All lines from the beginning of the listing through the line with "const wallTicks = [20, 40, 60, 80];" are to be copied word for word; the pictures are not.
--- START Dataset excerpt ---
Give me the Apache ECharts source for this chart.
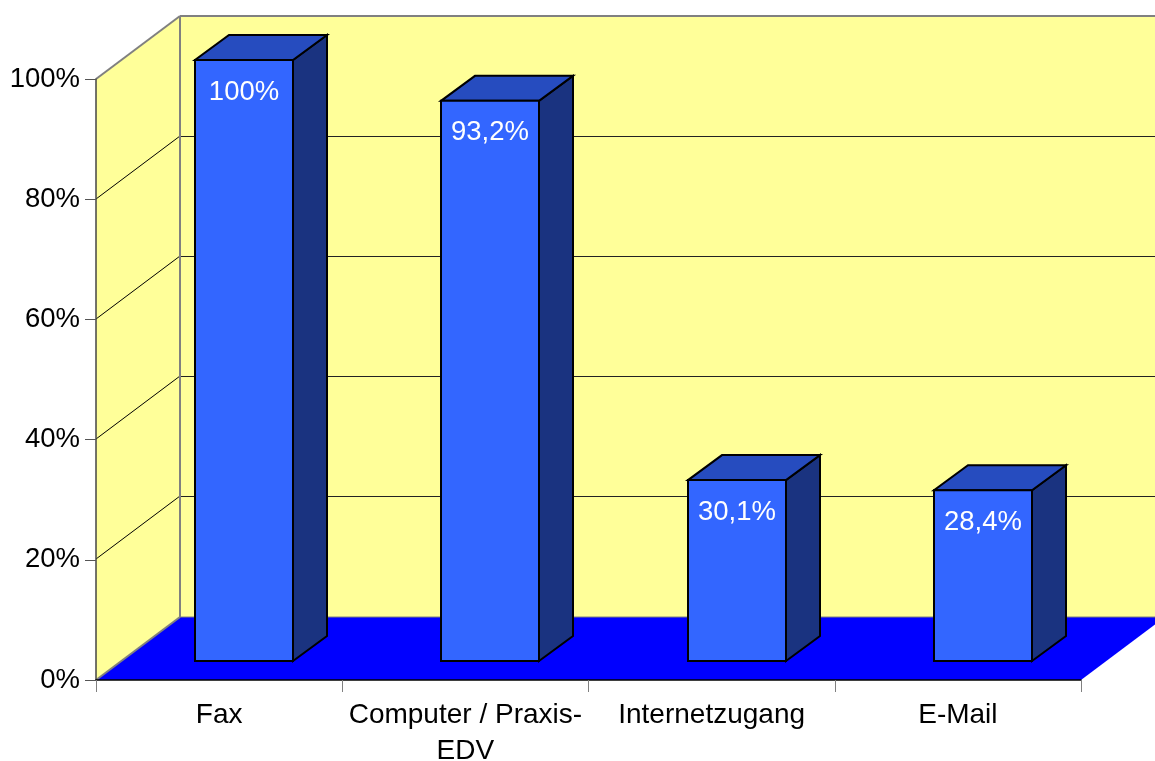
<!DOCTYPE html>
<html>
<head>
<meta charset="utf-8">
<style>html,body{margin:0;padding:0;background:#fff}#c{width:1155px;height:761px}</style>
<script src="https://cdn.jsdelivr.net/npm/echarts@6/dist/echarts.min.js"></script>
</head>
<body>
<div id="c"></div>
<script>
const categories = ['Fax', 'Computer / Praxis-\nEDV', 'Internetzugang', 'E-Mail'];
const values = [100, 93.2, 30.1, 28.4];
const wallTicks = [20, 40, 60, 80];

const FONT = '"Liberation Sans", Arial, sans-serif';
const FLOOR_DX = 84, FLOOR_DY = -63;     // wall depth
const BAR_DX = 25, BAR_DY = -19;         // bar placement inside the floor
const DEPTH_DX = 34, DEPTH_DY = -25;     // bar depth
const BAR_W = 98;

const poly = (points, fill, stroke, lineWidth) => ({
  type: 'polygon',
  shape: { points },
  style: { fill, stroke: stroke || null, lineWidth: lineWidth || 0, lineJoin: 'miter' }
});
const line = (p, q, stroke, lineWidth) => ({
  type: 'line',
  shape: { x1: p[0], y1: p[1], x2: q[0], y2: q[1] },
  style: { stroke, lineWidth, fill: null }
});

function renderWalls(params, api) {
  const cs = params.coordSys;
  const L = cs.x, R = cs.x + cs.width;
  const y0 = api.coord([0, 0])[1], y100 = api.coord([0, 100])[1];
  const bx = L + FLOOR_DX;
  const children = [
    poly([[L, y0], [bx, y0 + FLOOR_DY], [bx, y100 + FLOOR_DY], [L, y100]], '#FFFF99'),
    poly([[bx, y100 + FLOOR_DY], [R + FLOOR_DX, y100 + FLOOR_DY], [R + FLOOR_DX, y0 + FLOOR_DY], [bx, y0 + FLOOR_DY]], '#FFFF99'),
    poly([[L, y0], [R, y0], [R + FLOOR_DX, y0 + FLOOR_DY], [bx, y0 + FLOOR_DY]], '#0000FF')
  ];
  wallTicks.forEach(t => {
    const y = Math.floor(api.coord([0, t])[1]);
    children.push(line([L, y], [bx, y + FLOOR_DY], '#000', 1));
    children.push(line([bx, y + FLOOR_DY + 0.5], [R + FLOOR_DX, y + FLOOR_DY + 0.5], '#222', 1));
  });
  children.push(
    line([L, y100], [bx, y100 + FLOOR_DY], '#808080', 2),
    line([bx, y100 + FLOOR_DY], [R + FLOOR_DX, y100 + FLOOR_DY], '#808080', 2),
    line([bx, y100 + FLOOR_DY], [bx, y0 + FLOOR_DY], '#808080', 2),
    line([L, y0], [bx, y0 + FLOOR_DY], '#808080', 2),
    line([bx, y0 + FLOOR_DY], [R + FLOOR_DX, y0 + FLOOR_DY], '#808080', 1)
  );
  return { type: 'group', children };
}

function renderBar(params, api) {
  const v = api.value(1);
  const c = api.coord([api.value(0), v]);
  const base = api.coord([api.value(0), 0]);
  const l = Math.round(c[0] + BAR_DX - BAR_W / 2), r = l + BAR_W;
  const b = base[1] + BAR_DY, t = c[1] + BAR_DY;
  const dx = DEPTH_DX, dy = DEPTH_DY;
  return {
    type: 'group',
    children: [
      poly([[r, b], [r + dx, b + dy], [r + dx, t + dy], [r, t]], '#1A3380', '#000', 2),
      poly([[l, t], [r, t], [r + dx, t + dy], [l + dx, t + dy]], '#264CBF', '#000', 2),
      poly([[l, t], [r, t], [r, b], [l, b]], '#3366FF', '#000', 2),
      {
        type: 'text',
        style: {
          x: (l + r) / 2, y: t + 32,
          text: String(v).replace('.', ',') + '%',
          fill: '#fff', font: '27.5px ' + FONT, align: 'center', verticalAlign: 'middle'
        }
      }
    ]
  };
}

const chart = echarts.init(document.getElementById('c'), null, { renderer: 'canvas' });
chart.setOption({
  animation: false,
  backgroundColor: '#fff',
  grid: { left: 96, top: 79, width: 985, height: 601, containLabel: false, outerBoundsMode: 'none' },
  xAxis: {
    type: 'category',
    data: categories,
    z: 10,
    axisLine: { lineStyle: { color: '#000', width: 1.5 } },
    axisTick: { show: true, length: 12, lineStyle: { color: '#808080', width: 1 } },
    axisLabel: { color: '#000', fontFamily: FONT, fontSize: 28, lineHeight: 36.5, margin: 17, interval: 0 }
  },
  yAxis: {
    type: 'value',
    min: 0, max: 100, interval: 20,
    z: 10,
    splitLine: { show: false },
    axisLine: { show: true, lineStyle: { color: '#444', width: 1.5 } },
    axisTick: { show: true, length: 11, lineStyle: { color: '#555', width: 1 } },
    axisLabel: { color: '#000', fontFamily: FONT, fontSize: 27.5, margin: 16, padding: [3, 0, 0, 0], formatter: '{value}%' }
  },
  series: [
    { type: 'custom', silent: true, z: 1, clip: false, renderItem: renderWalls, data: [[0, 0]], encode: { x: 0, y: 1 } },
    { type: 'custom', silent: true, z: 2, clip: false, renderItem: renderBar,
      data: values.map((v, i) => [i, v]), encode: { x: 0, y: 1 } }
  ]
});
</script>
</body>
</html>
--- END Dataset excerpt ---
_Written response_
Give me the Apache ECharts source for this chart.
<!DOCTYPE html>
<html>
<head>
<meta charset="utf-8">
<style>html,body{margin:0;padding:0;background:#fff}#c{width:1155px;height:761px}</style>
<script src="https://cdn.jsdelivr.net/npm/echarts@6/dist/echarts.min.js"></script>
</head>
<body>
<div id="c"></div>
<script>
const categories = ['Fax', 'Computer / Praxis-\nEDV', 'Internetzugang', 'E-Mail'];
const values = [100, 93.2, 30.1, 28.4];
const wallTicks = [20, 40, 60, 80];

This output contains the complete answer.